Scottish ceramicist and LOEWE Craft Prize 2018 winner Jennifer Lee took to the Collect stage at Saatchi Gallery.

Joined by director of collections at the V&A Antonia Boström, and president of the LOEWE Craft Prize jury Anatxu Zabalbeascoa, Jennifer discussed her hugely varied and international career, the intricacies of her practice and the impact of the Prize.

Whilst known for using ancient coiling techniques and primary materials, Jennifer’s combination of metallic oxides and clay - then left to transform for decades - render her practice unique and timeless. This concept of evolution is central to her work and as the clay changes so do her thought processes and the vessels themselves.

I do everything backwards. I start by looking at test tiles, choose the colours I’m going to use, then I take notes but I draw the pots after firing not before. So I’m doing it like an experiment.

Widely praised for manifesting nature - rather than imitating it - Jennifer's unglazed work moved LOEWE creative director Jonathan Anderson to comment that ‘Jennifer Lee for me is a landmark in form’. Impressing the Craft Prize jury across the board, she was awarded the generous 50,000 euro prize last year.

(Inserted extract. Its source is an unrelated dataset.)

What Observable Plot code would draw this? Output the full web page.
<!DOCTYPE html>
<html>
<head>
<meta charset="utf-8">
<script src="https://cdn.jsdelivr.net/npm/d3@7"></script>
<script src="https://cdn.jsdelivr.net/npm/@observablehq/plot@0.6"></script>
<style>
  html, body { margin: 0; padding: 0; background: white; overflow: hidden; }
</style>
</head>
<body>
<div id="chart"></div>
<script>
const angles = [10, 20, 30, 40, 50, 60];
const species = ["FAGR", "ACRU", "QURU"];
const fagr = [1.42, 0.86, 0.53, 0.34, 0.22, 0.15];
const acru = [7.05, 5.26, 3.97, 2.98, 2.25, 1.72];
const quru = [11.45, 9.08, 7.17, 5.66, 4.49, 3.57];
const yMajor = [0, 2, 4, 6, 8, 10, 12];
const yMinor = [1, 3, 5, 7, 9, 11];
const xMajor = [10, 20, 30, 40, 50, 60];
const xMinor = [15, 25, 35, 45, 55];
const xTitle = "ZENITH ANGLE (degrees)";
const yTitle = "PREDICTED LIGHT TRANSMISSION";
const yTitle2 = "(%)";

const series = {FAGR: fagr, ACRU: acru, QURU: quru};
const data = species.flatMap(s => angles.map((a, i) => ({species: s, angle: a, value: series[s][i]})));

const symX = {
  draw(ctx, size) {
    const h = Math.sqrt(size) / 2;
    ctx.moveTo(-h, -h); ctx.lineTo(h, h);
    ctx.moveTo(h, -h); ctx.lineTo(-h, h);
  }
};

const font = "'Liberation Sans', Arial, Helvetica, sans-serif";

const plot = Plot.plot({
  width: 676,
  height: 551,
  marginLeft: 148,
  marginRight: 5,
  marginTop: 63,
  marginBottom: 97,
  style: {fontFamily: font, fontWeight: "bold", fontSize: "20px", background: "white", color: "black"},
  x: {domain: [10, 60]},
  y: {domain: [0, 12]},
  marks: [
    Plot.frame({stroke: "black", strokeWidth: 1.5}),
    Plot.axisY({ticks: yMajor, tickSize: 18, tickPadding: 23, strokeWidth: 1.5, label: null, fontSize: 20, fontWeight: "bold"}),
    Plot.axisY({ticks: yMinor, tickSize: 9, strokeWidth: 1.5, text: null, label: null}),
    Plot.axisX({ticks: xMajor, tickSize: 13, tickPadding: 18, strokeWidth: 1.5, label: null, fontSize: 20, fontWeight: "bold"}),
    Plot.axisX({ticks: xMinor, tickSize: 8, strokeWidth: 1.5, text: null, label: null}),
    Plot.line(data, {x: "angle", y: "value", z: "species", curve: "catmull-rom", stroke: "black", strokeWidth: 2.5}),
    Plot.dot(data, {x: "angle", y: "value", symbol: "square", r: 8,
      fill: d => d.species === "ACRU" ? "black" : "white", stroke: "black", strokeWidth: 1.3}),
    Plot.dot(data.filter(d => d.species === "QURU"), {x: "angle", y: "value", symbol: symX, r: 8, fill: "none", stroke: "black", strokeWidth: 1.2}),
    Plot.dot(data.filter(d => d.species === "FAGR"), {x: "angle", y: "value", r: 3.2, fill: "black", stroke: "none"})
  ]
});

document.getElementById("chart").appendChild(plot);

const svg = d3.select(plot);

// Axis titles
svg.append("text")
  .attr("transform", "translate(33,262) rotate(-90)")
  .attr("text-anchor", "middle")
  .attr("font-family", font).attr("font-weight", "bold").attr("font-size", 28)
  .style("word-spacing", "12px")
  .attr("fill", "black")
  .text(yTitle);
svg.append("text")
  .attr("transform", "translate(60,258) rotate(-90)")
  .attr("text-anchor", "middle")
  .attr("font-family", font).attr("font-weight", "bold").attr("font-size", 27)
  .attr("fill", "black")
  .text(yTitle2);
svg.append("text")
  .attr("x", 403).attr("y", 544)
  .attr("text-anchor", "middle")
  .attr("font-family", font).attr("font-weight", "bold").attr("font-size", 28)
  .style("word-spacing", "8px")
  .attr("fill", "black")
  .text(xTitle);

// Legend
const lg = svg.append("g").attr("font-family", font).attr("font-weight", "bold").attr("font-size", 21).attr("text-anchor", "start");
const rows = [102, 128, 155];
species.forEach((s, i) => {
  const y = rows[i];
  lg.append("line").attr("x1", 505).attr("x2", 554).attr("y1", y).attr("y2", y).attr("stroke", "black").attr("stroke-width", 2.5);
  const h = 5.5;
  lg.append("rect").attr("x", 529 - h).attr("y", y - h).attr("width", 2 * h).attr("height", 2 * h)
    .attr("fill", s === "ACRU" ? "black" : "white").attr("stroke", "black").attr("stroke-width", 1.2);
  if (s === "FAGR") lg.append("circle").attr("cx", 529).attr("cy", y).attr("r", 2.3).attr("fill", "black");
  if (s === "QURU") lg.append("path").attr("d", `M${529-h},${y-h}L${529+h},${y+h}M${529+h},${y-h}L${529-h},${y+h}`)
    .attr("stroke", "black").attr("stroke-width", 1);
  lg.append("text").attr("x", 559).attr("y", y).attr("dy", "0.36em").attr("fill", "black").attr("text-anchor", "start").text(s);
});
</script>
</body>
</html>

Jennifer Lee's winning piece: 'Pale, shadowed speckled traces, fading elipse, bronze specks, tilted shelf'. Courtesy LOEWE Foundation. 

Reflecting LOEWE’s inception as a craft cooperative in 1856, the LOEWE Craft Prize was set up in 2016 to celebrate exceptional modern craft and to champion its importance in today’s world. Now in its third year, the LOEWE Foundation revealed the 29 international artists selected for the Craft Prize 2019 shortlist in February.

Craft is always going to be modern. It is about creating objects that have a formula of their own and speak their own language, creating a dialogue that didn't exist before. It is about newness as much as it is about tradition.

Jonathan Anderson, LOEWE Creative Director

Applications for the Craft Prize 2020 will open this June, and for those on the fence, Jennifer herself admitted it took some persuasion from friends and family to enter; ‘I never apply for prizes, I don’t do competitions… but my husband Jake and daughter Hannah said come on you’ve got to do it… so I did it and I’m very glad. I’m still amazed that I won.’

If you’ve created a unique piece of work in the last five years that falls within an area of applied arts then this could be the prize for you.